Seven years ago, Marty Beasley had a student named Brandon Durnell in driver's education.
On Jan. 14, the pair will stand on the same sideline, coaching against each other in a Northeast 8 conference clash.
Beasley, a longtime coach at Carroll and Garrett, and Durnell, just out of Spring Arbor University and in his first head coaching job, are the new faces in the NE8 this season, taking over at DeKalb and East Noble. Both of them take over programs that finished below .500 last season and relish the challenge that comes with building a winning culture and connecting with players.
“It's a great challenge,” said Beasley, who has spent the last 16 seasons at Carroll. “Sometimes we can get stale in what we do a little bit and we need challenges in our life. We had the Carroll program going pretty well there, and had fun doing it.
“But at this point in my career, (taking over at DeKalb) was a good move to recharge the batteries. I've got another five, 10 years yet. Hopefully, we can get this turned around.”
Beasley crossed 300 career victories last season and finished the year with his fifth sectional title at Carroll. He'll start from scratch with a Barons program that hasn't been above .500 since 2015 and hasn't won a sectional since 2005.
Beasley did not promise any quick fixes: in his first seasons at his previous stops his teams have gone a combined 13-28. The Barons have dropped their first two games this season.
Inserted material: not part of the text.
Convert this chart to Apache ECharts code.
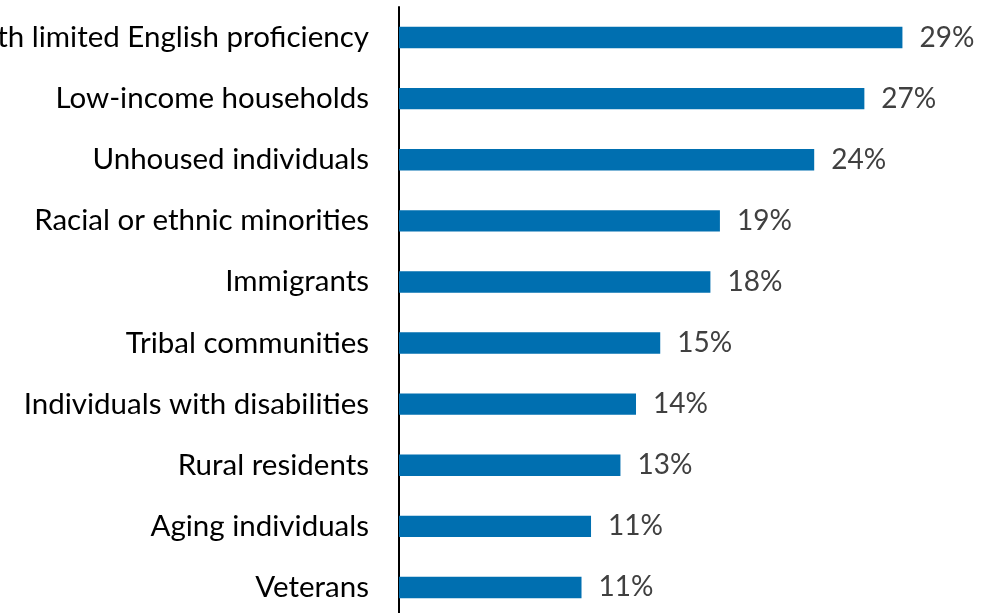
<!DOCTYPE html>
<html>
<head>
<meta charset="utf-8">
<script src="https://cdn.jsdelivr.net/npm/echarts@6/dist/echarts.min.js"></script>
<style>
html,body{margin:0;padding:0;background:#fff;}
#chart{width:1004px;height:613px;}
</style>
</head>
<body>
<div id="chart"></div>
<script>
const categories = [
  "Individuals with limited English proficiency",
  "Low-income households",
  "Unhoused individuals",
  "Racial or ethnic minorities",
  "Immigrants",
  "Tribal communities",
  "Individuals with disabilities",
  "Rural residents",
  "Aging individuals",
  "Veterans"
];
const values = [29.1, 26.9, 24.0, 18.55, 18.0, 15.1, 13.7, 12.8, 11.1, 10.55];

const chart = echarts.init(document.getElementById('chart'), null, {renderer: 'canvas'});
chart.setOption({
  animation: false,
  backgroundColor: '#ffffff',
  grid: {left: 399, top: 7, width: 519, height: 611, containLabel: false, outerBoundsMode: 'none'},
  xAxis: {
    type: 'value', min: 0, max: 30,
    show: false
  },
  yAxis: {
    type: 'category',
    data: categories,
    inverse: true,
    axisLine: {show: true, lineStyle: {color: '#000000', width: 2}},
    axisTick: {show: false},
    axisLabel: {color: '#000000', fontFamily: 'Lato', fontSize: 29.5, margin: 30}
  },
  series: [{
    type: 'bar',
    data: values,
    barCategoryGap: '65%',
    itemStyle: {color: '#006FB0'},
    label: {
      show: true, position: 'right', distance: 17,
      color: '#404040', fontFamily: 'Lato', fontSize: 28,
      formatter: p => Math.round(p.value) + '%'
    }
  }]
});
</script>
</body>
</html>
“We're going to get better as a team, and we're going to find success that way together,” Beasley said. “It's not flipping a switch and all of sudden you're going to win. You have to break some poor habits they've had in the past, you have to push yourself to work harder.”
Accountability is at the center of Beasley's program-building philosophy, and defensive intensity and toughness are at the center of his basketball philosophy. His focus in the early days of his tenure has been on instilling an identity in his new program.
“We've got to get an identity of who we are, that when people start thinking of DeKalb basketball, they think, 'They're going to do this really well,'” Beasley said. “It will come in time, and when it comes it will be a lot of fun.”
Durnell wants his program's identity to revolve around three key facets: love, commitment and toughness. Those three combined will create a family-like atmosphere at East Noble, and Durnell has already started preaching that brand to everyone from his current players to elementary school students in the Knights' pipeline.
The 6-foot-6 Durnell played high school basketball at Homestead and then starred for four years at Crossroads League member Spring Arbor, where he averaged 23.6 points and 11 rebounds in 2020-21.
Barely nine months after his final college game, he earned his first win as a high school head coach, when East Noble defeated Lakeland on Saturday. His players celebrated the victory by dumping water on him.
There was some early skepticism from those players about Durnell's lack of experience, but he quickly won them over.
“My first impression was he was just coming out of college, he's got no idea what he's doing, it's not going to be a good year for us,” Knights center Chris Hood said. “But I was completely wrong. He's exactly what we needed to turn this program around. He's going to help us win a lot of games this year.”
East Noble went 21-4 in 2018-19 then slipped to 8-15 last season. The Knights have not won a sectional since 2001. In response, Durnell wants his team to play faster and pushed his players to be confident on offense.
That could create an interesting clash of styles when the first-year coaches meet in January.
“It's definitely a weird feeling and makes me feel like I'm getting old even though I'm 22,” Durnell said of the prospect of coaching against Beasley. “I think it's going to be really cool building relationships with those other (NE8) coaches, too. Yes, winning and losing and competing, but us coming together as a whole coaching staff in the (conference) and putting kids first, regardless of wins or losses.”
NE8 Playersto Watch
DJ Allen, Leo: The 6-foot-7 Rutgers-bound defensive end was also a key contributor on last season's Lions team that won the program's first regional and semistate titles. Allen averaged 13 points and 7.7 rebounds and will need to carry a bigger scoring load with Blake Davison at Indiana Tech.
Luke McBride, Norwell: Already a two-time First-Team All-NE8 selection heading into his junior season, McBride, son of Knights coach Mike McBride, was among the leading scorers in the conference as a sophomore at 21.8 points per game.
Jakar Williams, New Haven: Williams is a do-it-all force for the Bulldogs, who finished 6-1 in conference play last season and are looking for more. He can score on the perimeter or down low and his passing ability – he averaged 4.2 assists last season – equals that which he displayed on the football field, where he was an all-conference quarterback.
Andrew Hedrick, Columbia City: Like McBride, Hedrick was First-Team All-NE8 as a sophomore last season, when he averaged 10.5 points, 4.5 rebounds and 4.1 assists.
Connor Penrod, DeKalb: Arguably the best player former Carroll coach Marty Beasley inherits as he begins his building process with the Barons, the 6-5 Penrod is a solid post presence and will be the interior anchor of the stifling defense Beasley is trying to create.